Exercise requirements =
In the material below, the lines containing the word "this" are required; copy each of them.

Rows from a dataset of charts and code
* START *
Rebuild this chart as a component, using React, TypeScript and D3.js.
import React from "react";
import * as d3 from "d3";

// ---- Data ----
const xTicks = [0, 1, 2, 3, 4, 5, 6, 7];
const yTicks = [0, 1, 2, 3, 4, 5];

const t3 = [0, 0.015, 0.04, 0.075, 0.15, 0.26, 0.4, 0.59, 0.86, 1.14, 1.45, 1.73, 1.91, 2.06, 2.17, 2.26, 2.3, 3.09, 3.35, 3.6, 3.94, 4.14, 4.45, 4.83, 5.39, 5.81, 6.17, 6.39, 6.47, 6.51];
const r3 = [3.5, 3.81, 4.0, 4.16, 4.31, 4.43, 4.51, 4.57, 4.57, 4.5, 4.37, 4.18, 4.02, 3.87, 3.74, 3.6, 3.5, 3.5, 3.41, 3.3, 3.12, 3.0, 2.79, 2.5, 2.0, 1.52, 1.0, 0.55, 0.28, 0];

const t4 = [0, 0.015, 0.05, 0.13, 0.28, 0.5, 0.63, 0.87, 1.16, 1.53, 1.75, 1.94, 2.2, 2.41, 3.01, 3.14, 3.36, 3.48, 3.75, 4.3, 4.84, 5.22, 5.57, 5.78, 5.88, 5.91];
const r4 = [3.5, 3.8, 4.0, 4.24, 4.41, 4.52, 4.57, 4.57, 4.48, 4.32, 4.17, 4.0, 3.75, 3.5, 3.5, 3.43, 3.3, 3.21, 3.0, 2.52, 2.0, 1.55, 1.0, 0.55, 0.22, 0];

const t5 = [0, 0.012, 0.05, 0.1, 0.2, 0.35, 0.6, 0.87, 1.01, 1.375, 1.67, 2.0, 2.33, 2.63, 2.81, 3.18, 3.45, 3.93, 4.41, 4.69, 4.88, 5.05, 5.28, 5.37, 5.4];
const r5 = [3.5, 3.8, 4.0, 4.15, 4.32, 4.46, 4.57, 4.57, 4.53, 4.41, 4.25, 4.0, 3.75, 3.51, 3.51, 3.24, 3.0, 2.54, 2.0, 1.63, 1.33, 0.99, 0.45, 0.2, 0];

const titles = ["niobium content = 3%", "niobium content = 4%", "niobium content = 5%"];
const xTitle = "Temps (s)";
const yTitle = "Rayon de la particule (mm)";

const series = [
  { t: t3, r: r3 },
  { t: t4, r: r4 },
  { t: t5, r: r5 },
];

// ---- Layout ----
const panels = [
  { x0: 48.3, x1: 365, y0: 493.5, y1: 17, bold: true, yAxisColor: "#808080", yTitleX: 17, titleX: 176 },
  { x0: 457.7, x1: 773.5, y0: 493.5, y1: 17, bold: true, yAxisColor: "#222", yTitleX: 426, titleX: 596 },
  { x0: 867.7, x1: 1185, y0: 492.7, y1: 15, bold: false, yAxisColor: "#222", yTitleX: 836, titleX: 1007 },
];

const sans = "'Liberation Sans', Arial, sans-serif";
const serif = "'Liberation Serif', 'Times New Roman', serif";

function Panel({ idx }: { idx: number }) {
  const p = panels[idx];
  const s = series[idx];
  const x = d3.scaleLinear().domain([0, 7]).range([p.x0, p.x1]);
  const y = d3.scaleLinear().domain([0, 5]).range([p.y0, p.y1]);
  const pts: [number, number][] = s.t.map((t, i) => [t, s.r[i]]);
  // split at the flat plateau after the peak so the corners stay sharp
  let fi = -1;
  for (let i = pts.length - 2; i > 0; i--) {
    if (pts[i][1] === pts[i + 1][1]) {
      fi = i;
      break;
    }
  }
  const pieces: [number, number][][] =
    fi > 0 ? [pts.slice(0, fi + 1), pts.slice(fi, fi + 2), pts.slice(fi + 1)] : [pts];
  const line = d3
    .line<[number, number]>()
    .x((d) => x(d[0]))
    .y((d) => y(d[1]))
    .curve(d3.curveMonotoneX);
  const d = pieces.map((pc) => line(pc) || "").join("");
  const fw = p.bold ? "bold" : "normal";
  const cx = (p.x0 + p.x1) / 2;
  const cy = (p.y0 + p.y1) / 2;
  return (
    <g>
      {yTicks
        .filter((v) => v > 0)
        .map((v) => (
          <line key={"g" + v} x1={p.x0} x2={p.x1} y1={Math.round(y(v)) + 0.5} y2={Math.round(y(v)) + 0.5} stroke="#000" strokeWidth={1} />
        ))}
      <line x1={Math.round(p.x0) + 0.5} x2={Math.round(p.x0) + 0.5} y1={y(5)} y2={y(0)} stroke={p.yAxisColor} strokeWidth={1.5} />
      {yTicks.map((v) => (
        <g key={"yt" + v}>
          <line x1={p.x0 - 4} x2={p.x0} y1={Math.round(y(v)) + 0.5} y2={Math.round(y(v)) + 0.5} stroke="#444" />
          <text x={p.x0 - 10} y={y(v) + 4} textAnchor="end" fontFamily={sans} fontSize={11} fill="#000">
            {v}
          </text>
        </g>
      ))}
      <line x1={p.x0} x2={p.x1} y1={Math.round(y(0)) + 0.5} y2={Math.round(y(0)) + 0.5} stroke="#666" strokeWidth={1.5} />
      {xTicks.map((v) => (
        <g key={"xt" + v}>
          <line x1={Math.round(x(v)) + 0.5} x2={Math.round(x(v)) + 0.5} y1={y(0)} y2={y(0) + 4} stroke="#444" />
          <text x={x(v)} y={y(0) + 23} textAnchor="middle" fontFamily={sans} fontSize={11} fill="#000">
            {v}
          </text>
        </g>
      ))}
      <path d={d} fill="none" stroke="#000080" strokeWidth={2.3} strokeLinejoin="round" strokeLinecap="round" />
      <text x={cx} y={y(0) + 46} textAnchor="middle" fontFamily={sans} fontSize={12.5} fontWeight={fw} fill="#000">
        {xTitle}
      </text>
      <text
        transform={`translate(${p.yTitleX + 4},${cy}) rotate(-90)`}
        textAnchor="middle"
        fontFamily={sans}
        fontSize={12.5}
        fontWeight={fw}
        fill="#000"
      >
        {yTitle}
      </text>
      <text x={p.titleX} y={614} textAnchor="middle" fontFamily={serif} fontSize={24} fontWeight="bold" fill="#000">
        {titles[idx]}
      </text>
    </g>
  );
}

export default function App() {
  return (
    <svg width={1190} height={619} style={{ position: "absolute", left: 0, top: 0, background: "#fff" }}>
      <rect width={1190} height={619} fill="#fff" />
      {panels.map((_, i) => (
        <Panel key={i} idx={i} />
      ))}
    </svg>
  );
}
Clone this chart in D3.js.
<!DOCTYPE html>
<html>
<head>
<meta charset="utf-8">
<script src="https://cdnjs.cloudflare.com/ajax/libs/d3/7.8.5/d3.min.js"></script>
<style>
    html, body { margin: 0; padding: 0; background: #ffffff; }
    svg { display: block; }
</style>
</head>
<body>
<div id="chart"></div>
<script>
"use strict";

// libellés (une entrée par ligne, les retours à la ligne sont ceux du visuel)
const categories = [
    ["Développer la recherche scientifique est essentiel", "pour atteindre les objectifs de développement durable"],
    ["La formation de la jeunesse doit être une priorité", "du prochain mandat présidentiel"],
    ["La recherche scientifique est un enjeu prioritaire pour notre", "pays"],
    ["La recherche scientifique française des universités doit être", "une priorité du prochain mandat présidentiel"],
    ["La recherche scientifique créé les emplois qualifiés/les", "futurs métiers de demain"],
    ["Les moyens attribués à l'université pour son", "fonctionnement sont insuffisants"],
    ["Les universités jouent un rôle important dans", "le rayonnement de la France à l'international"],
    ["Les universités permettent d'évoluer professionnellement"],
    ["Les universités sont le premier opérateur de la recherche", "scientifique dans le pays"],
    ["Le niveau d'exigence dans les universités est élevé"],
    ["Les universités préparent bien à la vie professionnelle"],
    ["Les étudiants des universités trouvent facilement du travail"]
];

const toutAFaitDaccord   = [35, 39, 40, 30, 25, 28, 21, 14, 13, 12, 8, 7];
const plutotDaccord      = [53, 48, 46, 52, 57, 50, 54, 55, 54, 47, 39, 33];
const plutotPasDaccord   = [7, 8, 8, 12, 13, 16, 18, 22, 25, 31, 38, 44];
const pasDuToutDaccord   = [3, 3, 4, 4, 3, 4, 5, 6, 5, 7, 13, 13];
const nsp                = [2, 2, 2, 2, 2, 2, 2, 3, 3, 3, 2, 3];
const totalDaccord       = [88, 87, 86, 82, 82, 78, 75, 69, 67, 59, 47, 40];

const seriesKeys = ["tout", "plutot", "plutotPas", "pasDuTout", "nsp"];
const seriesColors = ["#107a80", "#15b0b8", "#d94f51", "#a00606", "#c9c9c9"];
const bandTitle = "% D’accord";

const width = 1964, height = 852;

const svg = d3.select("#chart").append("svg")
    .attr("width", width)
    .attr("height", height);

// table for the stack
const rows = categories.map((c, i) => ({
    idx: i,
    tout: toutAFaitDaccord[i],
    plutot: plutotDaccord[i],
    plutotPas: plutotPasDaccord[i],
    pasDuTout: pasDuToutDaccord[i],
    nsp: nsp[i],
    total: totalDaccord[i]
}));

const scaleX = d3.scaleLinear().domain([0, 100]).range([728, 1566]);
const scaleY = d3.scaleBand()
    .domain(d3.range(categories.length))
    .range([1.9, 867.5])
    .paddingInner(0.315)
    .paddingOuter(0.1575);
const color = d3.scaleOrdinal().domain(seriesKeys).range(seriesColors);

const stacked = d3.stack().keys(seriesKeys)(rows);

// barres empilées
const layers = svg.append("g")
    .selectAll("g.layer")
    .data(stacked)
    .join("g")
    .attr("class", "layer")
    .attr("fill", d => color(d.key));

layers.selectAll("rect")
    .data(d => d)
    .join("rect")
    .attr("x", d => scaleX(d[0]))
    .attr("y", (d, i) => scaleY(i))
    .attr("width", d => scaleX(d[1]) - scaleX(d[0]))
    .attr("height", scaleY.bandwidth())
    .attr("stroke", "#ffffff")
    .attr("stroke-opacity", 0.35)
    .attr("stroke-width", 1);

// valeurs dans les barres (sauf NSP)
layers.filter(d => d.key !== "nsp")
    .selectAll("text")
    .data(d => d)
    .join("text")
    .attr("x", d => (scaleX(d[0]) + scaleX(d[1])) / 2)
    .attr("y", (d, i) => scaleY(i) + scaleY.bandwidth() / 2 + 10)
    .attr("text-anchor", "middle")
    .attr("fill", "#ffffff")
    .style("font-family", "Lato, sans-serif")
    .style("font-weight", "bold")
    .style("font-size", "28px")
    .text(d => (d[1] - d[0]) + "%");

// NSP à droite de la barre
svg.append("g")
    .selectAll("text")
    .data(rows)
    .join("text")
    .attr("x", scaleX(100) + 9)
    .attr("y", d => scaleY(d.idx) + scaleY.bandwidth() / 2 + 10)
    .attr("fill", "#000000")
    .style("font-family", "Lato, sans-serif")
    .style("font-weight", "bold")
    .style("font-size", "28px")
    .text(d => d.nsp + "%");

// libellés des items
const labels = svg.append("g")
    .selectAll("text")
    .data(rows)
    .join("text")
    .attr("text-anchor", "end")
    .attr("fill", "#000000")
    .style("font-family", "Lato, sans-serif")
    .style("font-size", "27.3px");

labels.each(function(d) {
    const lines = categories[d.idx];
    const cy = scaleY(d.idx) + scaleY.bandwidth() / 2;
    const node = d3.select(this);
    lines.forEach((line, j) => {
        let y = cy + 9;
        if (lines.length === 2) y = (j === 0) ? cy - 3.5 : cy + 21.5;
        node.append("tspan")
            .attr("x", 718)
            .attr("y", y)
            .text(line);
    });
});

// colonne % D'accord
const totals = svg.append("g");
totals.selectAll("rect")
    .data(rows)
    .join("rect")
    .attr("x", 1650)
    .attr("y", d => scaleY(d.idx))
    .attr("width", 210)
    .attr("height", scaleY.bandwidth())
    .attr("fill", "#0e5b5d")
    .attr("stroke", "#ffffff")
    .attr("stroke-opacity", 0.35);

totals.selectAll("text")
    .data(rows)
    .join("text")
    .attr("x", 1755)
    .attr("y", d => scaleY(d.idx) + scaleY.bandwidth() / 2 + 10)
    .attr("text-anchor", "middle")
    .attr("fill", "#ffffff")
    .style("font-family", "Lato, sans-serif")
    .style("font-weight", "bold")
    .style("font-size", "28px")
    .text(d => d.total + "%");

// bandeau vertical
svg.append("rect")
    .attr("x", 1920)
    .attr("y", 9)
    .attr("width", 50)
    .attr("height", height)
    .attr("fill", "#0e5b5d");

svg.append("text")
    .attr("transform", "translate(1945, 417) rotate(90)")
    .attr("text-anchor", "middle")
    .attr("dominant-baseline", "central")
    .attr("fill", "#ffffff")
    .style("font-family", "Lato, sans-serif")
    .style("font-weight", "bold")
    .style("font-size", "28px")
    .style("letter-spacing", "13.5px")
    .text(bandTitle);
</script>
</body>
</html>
* END *
Task output =
Rebuild this chart as a component, using React, TypeScript and D3.js.
Clone this chart in D3.js.
    const node = d3.select(this);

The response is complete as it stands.